In fact, that ground has to be put the other way around, namely it should have said "Upon the facts found by the Tribunal, no Tribunal properly directing itself could have done other than to have reduced the basic and compensatory awards". We will treat the argument as if that had been the way the case had been put. One needs to look at the two awards, basic and compensatory, separately.
"That in relation to the basic award two matters discovered after the dismissal have to be considered. First of all the removal of money from the area behind the bar to the residential flat. On the balance of probabilities this occurred after dismissal and therefore cannot be taken into consideration. The second discovery was the loss of the Carling Black Label and the obliteration of the labels. The latter action probably was to try and hide the fact that the sell by date had been exceeded. However, the Respondent had in part contributed to this situation by failing to stop the over ordering of product. On balance the Tribunal considers the Applicant's conduct was such as to justify a warning but not dismissal without notice. The Tribunal therefore concludes it would not be just and equitable to order a reduction in the compensation."
"The Tribunal finds that this loss was primarily as a result of the failure of the Applicant to manage the cellar and the employer's claim succeeds to that extent."

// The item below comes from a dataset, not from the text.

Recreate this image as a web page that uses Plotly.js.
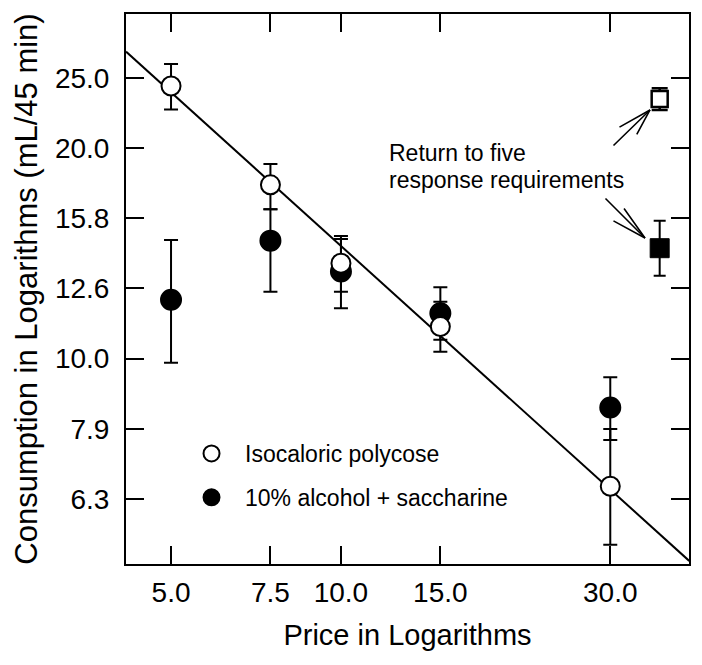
<!DOCTYPE html>
<html>
<head>
<meta charset="utf-8">
<script src="https://cdn.plot.ly/plotly-3.0.1.min.js"></script>
<style>html,body{margin:0;padding:0;background:#fff;}#chart{width:702px;height:665px;}</style>
</head>
<body>
<div id="chart"></div>
<script>
// Price (log axis)
var prices = [5, 7.5, 10, 15, 30];
var xTickVals = [5, 7.5, 10, 15, 30];
var xTickText = ["5.0", "7.5", "10.0", "15.0", "30.0"];
var yTickVals = [6.31, 7.94, 10.0, 12.59, 15.85, 19.95, 25.12];
var yTickText = ["6.3", "7.9", "10.0", "12.6", "15.8", "20.0", "25.0"];

// Isocaloric polycose (open circles)
var polycose = [24.47, 17.69, 13.68, 11.11, 6.58];
var polycosePlus = [1.83, 1.26, 1.28, 0.94, 1.36];
var polycoseMinus = [1.81, 1.36, 1.22, 0.88, 1.15];

// 10% alcohol + saccharine (filled circles)
var alcohol = [12.13, 14.73, 13.31, 11.61, 8.52];
var alcoholPlus = [2.63, 1.60, 1.50, 1.03, 0.89];
var alcoholMinus = [2.26, 2.27, 1.51, 0.97, 0.86];

// Return to five response requirements (squares)
var returnX = [36.7];
var returnPolycose = [23.45];
var returnPolycosePlus = [0.84];
var returnPolycoseMinus = [0.84];
var returnAlcohol = [14.37];
var returnAlcoholPlus = [1.36];
var returnAlcoholMinus = [1.24];

// Fitted line endpoints
var lineX = [4.16, 41.4];
var lineY = [27.4, 5.15];

var FONT = "Liberation Sans, Arial, Helvetica, sans-serif";

var traces = [
  {
    x: lineX, y: lineY, mode: "lines", type: "scatter",
    line: {color: "#000", width: 2}, showlegend: false, hoverinfo: "skip"
  },
  {
    x: prices, y: alcohol, mode: "markers", type: "scatter",
    name: "10% alcohol + saccharine", legendgroup: "b", legendrank: 2,
    marker: {symbol: "circle", size: 20, color: "#000", line: {color: "#000", width: 2}},
    error_y: {type: "data", symmetric: false, array: alcoholPlus, arrayminus: alcoholMinus,
              color: "#000", thickness: 2, width: 7}
  },
  {
    x: prices, y: polycose, mode: "markers", type: "scatter",
    name: "Isocaloric polycose", legendgroup: "a", legendrank: 1,
    marker: {symbol: "circle", size: 19, color: "#fff", line: {color: "#000", width: 2}},
    error_y: {type: "data", symmetric: false, array: polycosePlus, arrayminus: polycoseMinus,
              color: "#000", thickness: 2, width: 7}
  },
  {
    x: returnX, y: returnAlcohol, mode: "markers", type: "scatter", showlegend: false,
    marker: {symbol: "square", size: 19, color: "#000", line: {color: "#000", width: 1}},
    error_y: {type: "data", symmetric: false, array: returnAlcoholPlus, arrayminus: returnAlcoholMinus,
              color: "#000", thickness: 2, width: 6}
  },
  {
    x: returnX, y: returnPolycose, mode: "markers", type: "scatter", showlegend: false,
    marker: {symbol: "square", size: 16, color: "#fff", line: {color: "#000", width: 2.5}},
    error_y: {type: "data", symmetric: false, array: returnPolycosePlus, arrayminus: returnPolycoseMinus,
              color: "#000", thickness: 2.5, width: 8}
  }
];

var axisCommon = {
  showline: true, linewidth: 2, linecolor: "#000", mirror: "ticks",
  ticks: "inside", ticklen: 18, tickwidth: 2, tickcolor: "#000",
  showgrid: false, zeroline: false,
  tickfont: {family: FONT, size: 28, color: "#000"}
};

// arrow lines (shaft + two barbs) in pixel offsets from the tip
function arrowLine(x, y, ax, ay) {
  return {xref: "paper", yref: "paper", x: x, y: y, text: "", showarrow: true,
          ax: ax, ay: ay, arrowhead: 0, arrowwidth: 1.6, arrowcolor: "#000", standoff: 0};
}

var layout = {
  width: 702, height: 665,
  margin: {l: 126, r: 13, t: 14, b: 101, pad: 0},
  paper_bgcolor: "#fff", plot_bgcolor: "#fff",
  font: {family: FONT, color: "#000"},
  xaxis: Object.assign({}, axisCommon, {
    type: "log", range: [0.6192, 1.6166],
    tickmode: "array", tickvals: xTickVals, ticktext: xTickText,
    ticklabelstandoff: 2,
    title: {text: "Price in Logarithms", font: {family: FONT, size: 29, color: "#000"}, standoff: 18}
  }),
  yaxis: Object.assign({}, axisCommon, {
    type: "log", range: [0.7074, 1.4912],
    tickmode: "array", tickvals: yTickVals, ticktext: yTickText,
    ticklabelstandoff: 9,
    title: {text: "Consumption in Logarithms (mL/45 min)", font: {family: FONT, size: 31, color: "#000"}, standoff: 8}
  }),
  showlegend: true,
  legend: {
    x: 0.0924, y: 0.2400, xanchor: "left", yanchor: "top",
    bgcolor: "rgba(0,0,0,0)", borderwidth: 0,
    traceorder: "grouped", tracegroupgap: 11, itemwidth: 57,
    font: {family: FONT, size: 23, color: "#000"}
  },
  annotations: [
    {xref: "paper", yref: "paper", x: 0.463, y: 0.7464, xanchor: "left", yanchor: "middle",
     text: "Return to five", showarrow: false, font: {family: FONT, size: 23, color: "#000"}},
    {xref: "paper", yref: "paper", x: 0.463, y: 0.6985, xanchor: "left", yanchor: "middle",
     text: "response requirements", showarrow: false, font: {family: FONT, size: 23, color: "#000"}},
    arrowLine(0.9307, 0.8255, -38, 37),
    arrowLine(0.9307, 0.8255, -32, 18),
    arrowLine(0.9307, 0.8255, -14, 26),
    arrowLine(0.9218, 0.5927, -41, -41),
    arrowLine(0.9218, 0.5927, -33, -18),
    arrowLine(0.9218, 0.5927, -22, -31)
  ]
};

Plotly.newPlot("chart", traces, layout, {staticPlot: true, displayModeBar: false});
</script>
</body>
</html>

It is not entirely clear that the Tribunal had in mind, when considering the reduction of the basic award, that failure to manage the cellar properly, but one should not go through these awards with a fine or, indeed, any other toothcomb! The failure to manage the cellar as mentioned in paragraph 14(k) seems to have consisted only of causing a loss of Carling Black Label and that had been mentioned in the Tribunal's paragraph 14(i). So, on balance, it does seem that that failure was borne in mind by the Tribunal when assessing whether or not there should be a reduction in the basic award. What it comes to is that, so far as concerns the basic award, we are unable to say that there is any arguable error of law.

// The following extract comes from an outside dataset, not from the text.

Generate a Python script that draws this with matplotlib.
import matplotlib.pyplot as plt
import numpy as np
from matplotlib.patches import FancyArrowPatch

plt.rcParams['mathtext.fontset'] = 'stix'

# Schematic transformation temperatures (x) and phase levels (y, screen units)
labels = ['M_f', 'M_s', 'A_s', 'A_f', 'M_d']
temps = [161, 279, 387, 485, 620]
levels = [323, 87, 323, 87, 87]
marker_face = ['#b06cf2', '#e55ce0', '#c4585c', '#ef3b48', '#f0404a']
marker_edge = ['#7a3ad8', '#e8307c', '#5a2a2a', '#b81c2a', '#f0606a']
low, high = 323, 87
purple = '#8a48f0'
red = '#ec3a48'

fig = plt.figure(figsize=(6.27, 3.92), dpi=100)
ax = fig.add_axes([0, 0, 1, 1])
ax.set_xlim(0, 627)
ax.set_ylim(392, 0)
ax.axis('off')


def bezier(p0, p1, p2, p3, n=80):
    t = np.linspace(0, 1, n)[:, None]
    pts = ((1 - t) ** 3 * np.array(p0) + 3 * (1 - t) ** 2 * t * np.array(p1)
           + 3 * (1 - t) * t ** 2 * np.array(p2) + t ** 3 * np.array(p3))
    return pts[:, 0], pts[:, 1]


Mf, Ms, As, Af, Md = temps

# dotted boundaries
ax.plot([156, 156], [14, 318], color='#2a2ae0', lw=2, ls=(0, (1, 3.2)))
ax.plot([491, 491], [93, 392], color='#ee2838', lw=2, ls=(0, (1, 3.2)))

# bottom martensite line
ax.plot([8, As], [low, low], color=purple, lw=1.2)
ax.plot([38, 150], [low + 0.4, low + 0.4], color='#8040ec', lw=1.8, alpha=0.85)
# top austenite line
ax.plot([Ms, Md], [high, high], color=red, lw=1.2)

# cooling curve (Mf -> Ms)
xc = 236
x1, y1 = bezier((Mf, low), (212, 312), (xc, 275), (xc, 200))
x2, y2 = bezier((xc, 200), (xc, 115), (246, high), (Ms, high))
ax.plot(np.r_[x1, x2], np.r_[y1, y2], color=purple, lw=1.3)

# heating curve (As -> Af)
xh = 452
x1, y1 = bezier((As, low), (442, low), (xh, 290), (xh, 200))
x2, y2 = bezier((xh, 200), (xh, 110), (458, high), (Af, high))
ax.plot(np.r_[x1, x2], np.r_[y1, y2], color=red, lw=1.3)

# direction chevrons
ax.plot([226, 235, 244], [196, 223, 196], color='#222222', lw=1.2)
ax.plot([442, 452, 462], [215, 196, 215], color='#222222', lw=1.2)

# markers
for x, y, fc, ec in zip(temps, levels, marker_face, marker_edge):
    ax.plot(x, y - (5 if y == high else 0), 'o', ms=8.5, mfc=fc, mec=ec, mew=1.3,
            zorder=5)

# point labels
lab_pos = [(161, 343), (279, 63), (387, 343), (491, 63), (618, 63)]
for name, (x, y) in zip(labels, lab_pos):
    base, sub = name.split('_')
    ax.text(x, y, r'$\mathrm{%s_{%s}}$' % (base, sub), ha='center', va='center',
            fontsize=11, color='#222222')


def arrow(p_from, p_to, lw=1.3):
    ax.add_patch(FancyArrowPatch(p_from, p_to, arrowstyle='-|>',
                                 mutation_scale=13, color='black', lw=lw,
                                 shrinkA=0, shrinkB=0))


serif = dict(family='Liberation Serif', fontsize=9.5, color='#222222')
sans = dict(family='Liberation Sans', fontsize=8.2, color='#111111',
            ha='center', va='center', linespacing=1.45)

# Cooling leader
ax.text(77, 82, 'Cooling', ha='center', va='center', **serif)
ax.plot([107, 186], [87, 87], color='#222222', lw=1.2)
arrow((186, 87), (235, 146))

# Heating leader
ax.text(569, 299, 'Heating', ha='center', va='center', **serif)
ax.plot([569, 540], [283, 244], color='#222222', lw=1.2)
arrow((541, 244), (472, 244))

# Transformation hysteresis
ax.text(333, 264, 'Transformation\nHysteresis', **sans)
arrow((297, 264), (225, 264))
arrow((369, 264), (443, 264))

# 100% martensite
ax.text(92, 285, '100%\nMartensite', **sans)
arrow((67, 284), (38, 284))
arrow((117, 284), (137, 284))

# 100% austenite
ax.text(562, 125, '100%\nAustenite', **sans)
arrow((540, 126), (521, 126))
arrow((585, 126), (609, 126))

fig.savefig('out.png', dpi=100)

"… in relation to the compensatory award the Tribunal does not make any finding of contributory fault. There was insufficient evidence at the time of dismissal to justify the decision to dismiss and in consequence to justify a reduction in the award."
And then they say in (j):
"That in relation to ordering a reduction pursuant to Section 123(1) of the ERA 1996 the Tribunal does not consider that the Respondent has made out a sufficient case to justify dismissing the Applicant. It does not consider that dismissal without notice for the mismanagement of the cellar would be within the reasonable range of responses in relation to an employee who had worked satisfactorily for more than two years and where the Club also had failed to exercise proper control over stock. The Tribunal also takes the view that even if a fair procedure had been adopted these deficiencies would not have been remedied. The Tribunal therefore does not consider it just and equitable to order a reduction in compensation."

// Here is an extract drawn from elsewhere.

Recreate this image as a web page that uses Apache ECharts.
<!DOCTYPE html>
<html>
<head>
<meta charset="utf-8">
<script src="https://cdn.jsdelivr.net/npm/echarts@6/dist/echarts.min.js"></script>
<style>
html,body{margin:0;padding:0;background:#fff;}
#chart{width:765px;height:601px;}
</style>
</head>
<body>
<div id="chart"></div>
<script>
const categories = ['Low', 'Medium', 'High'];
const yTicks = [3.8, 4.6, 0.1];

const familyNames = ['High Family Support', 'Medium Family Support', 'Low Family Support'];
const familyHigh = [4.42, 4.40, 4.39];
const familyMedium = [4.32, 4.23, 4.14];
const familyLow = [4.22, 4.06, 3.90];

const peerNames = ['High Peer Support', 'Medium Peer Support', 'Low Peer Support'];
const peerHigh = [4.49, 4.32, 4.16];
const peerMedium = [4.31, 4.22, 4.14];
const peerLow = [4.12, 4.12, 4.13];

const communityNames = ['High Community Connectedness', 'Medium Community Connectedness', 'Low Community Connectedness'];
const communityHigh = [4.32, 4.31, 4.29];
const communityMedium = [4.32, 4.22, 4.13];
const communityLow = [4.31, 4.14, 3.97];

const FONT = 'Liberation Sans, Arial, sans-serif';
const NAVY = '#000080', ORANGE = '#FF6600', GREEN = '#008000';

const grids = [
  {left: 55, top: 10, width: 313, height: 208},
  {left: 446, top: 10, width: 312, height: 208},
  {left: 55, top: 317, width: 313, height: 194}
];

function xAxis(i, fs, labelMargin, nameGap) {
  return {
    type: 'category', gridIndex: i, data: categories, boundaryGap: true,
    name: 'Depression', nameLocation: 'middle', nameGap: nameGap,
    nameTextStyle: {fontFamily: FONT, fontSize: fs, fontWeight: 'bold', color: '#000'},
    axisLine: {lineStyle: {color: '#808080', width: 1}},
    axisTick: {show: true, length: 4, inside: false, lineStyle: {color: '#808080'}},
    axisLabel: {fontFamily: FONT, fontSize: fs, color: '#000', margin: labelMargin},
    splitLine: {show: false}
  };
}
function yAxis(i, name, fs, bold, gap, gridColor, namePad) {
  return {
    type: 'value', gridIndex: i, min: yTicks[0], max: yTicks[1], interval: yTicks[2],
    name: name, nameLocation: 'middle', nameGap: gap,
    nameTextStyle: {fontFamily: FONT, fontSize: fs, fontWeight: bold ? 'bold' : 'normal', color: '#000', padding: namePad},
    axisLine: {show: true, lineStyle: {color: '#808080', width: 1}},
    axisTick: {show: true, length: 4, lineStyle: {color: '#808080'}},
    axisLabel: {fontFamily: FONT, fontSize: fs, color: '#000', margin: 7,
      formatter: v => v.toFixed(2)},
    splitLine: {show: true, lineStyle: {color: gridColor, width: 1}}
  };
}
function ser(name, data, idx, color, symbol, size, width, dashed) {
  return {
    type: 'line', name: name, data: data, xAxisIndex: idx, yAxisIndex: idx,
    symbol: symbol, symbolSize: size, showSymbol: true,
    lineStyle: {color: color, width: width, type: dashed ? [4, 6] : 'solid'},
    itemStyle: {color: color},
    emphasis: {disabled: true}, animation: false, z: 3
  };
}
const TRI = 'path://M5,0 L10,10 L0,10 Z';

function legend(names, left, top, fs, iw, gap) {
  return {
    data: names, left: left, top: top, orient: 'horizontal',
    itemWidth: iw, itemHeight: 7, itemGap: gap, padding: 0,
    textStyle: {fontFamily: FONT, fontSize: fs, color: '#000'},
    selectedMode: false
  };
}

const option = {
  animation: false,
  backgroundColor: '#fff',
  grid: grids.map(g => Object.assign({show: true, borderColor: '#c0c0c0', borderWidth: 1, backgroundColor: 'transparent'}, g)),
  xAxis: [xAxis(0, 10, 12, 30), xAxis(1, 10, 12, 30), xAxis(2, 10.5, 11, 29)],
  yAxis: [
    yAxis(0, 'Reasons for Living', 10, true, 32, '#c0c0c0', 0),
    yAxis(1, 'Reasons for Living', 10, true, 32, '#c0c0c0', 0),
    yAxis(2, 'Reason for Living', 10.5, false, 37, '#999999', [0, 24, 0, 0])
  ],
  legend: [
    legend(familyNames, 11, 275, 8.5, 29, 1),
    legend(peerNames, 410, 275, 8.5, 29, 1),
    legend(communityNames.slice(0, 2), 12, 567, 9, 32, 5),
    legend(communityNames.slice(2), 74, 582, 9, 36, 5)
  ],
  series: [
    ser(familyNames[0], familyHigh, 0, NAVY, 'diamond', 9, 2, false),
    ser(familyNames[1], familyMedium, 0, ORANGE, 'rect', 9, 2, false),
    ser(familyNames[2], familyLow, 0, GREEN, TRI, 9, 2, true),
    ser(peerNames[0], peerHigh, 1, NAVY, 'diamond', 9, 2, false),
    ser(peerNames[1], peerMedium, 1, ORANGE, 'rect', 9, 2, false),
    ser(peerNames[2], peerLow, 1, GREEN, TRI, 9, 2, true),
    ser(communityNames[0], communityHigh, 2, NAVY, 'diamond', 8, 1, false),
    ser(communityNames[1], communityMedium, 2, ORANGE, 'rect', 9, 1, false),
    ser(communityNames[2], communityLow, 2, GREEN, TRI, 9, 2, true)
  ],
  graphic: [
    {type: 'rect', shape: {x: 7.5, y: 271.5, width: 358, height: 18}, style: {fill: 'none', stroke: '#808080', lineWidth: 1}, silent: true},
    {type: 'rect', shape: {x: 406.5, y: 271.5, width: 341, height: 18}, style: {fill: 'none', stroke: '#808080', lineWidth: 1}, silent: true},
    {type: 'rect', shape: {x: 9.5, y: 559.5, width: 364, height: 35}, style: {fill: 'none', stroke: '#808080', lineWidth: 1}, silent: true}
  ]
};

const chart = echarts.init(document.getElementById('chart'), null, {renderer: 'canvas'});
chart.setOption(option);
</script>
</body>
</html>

"A reasonable Tribunal, properly directing itself, ought to have concluded the keg originated from a source other than Newcastle Brewery, and gone on to consider whether its presence was due to any misconduct on the part of the Respondent."
"(g) Mr Hunter [he is the expert to whom I have referred] then apparently identified the offending keg as not originating from the Newcastle Brewery. No evidence was given as to how this so-called 'rogue' keg was identified by Mr Hunter in the absence of labels. Equally, no evidence was given regarding the source of the contents as opposed to the ownership of the keg. Despite saying that the 'rogue' keg was not one of theirs the Newcastle Brewery nevertheless 'uplifted' the keg, that is took it away. As a consequence neither the Applicant nor the Committee of the Club had an opportunity to inspect the keg or trace its origins."
And a little later they say:
"No enquiries were made of the Applicant or other members of staff. The 'rogue' keg was disposed of. The purchase and stock records were not checked and no attempt was made to eliminate other possibilities or persons which would have either absolved the Applicant or established the nature of his misconduct."
"(k) On 17 July at about 10.30 am the Applicant was preparing the takings for banking later that day. He had already counted out £2,858 in notes and cheques and secured these with a rubber band preparatory to banking. Whilst he was in the process of counting the money he was summoned to the sub-committee, however, there was an uncounted sum of money in notes and cheques left over which the Applicant said he stuffed into his pocket. Neither the Applicant nor the Club witnesses could say if the cellar area had been locked or the safe closed and locked when they left.
At the sub-committee the Applicant was advised that his job was at an end, that he had to vacate the flat within seven days and that he and his family must not enter the club."
And a little later they say:
"(m) Miss Nightingale stated that as the Applicant left with his personal papers she saw him carrying a bundle of notes behind the papers. The Applicant denies that he took any money at that point but admits that later that day after he had returned to his flat and changing his clothes he became aware of the money he had stuffed into his pocket. In a state of anger about his dismissal he did not take any steps to return to money but left it in the bedroom where he found it. The money did not therefore leave the employer's premises."
And lastly at these quotations:
"(o) On Saturday the 18 July Miss Nightingale told Mr Phillipson about seeing the Applicant with the money. Mr Phillipson called the Police. The Police entered the flat with Mr Phillipson who asked the Applicant if he had any money, he immediately replied yes and went to the bedroom and produced a bundle of notes and cheques. The Applicant was arrested. The Police conducted a thorough search and found no other money. The Police later decided not to take any action and handed the Club the money the Applicant had handed to them, namely, £750.00 in cash, plus a cheque for £20.00."
"No reasonable Tribunal, properly directing itself, could conclude the money was taken after dismissal having initially made those findings of fact."
The Club's argument seems to us to assume that the stuffing of cash into Mr Harris's pockets by Mr Harris represented a taking by him for his own purposes and they say that the Tribunal's findings come to that conclusion. The Club Skeleton Argument says:
"From the Tribunal's own findings Respondent has stuffed an uncounted amount of money in his pockets prior to his dismissal which he has taken to his flat and made a conscious decision not to return it."
"No reasonable Tribunal, properly directing itself, could conclude the money was taken after dismissal having initially made those findings of fact."
That, as we see it, not a justified conclusion. We cannot find that to be the case. In other words we find, on this argument 3, no error of law and we do not allow that argument to go forward to a full hearing. Accordingly, we shall allow only the question of whether there should have been any, and if so, what reduction in the compensatory award to go forward to a full hearing.